Thanks in part to Street Fair, the shop’s first three weeks were “amazing,” she said, bringing in what she expected to see in the first three months. Business has leveled off from that opening burst, but continues to far exceed her hopes. Just two months into operation, Back to Now generates enough revenue to cover rent, utilities, merchandise and advertising, she said, as well as the wages of two part-time sales associates, Becky O’Brien and Michelle High-Gossett, who each work one day a week at the shop. (Grounds’ husband, Bob, also often works one day a week.)

“We were told you have to have a niche to succeed in Yellow Springs,” said Grounds, who believes she may have found hers.

Her motto is “use existing resources,” and that translates into finding “quality items in good condition” that can be used and enjoyed one more time.
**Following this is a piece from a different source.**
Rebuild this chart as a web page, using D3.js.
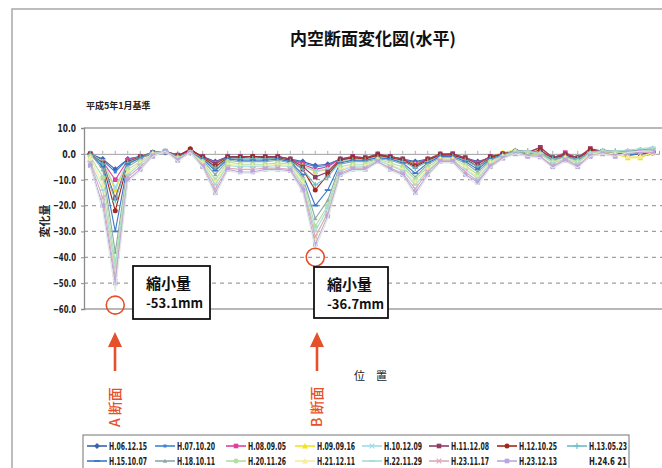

By buying mostly from garage and estate sales — from individuals rather than other businesses — she avoids paying mark-ups and is able to keep her prices low, she said.

The least expensive item in the shop last week was an unopened package of Christmas ribbon, costing just a quarter, while the most expensive items were two Eastlake tables, Victorian-era antiques, priced at $249.99 each. But most items are much lower, and many sweaters and shirts sell for only a few dollars.

“I go through a lot I wouldn’t buy to find the things I would,” she explained, with obvious delight in the nifty find — a lion’s claw lamp, an unusual piece of Rosewood pottery, a vintage sewing machine (repaired to working order by her husband) or a set of six Marilyn Monroe collectible dolls, each dressed in a different, fabulous outfit.

Clothes and jewelry are the biggest sellers, she said. While some customers buy a sweater or belt for straightforward use, others buy pieces with an eye for transformation. She recently sold an Asian tapestry featuring a peacock; the new owner planned to cut out the bird and sew it onto the back of a jacket. Another customer bought a white lace dress as the basis for a homemade wedding gown.

“Knowing that someone is going to use an item to make something new is really satisfying to me,” Grounds said.

Learning what customers like is part of the fun, and challenge. She’s been surprised by what sells quickly and what takes longer. A haul of older clothes from a friend’s garage sale — “really wild-looking things,” she said — sold right away; a set of carved Swedish horses priced below market still prance in place on their shelf, waiting for the right buyer.

“At first I was focused on what I liked, but I’m learning to buy a wider array,” she said. Still, it’s a challenge to resist keeping, or giving to her adult children, some of what she buys. “I’m training myself not to. But I usually have something on that I’ve kept,” she said — flashing a silver ring.

Business was especially brisk on Friday and Sunday of the recent holiday, she said. Right now the shop is open seven days a week, from around 11 a.m. to 6 p.m. each day. (Buying trips take up her mornings and sometimes bring her to the shop a little later than 11, she explained.) She will likely move to a five-day schedule in January. And she’s buying heavily now in anticipation of fewer opportunities — certainly, fewer garage sales — over the winter. She already has inventory in storage.

Another piece of the karma is the shop’s interior, which had been extensively remodeled by Constantina Clark several years ago for her planned shop, Constantina’s Soul, which never opened. The floor is black-and-white checkerboard marble; the walls gleam in tin, lacquered wood paneling and mirrors.

“It’s perfect. It has a vintage feel,” Grounds said.

The shop’s name, Back to Now, is a riff on “Back to the Future,” but with a Buddhist twist. The idea, she said, is not just that older items get new use in the present, but that appreciating them brings a person into the present moment — the “now.”

The shop relies on the serendipity of Yellow Springs foot traffic. Grounds also does some local advertising and maintains Facebook and Instagram accounts. She said she “couldn’t be happier” with how the business is shaping up just two months in.

“You learn so much as you go through the process,” she explained. But she has no formal business plan. “It’s all in here,” she said, tapping her head.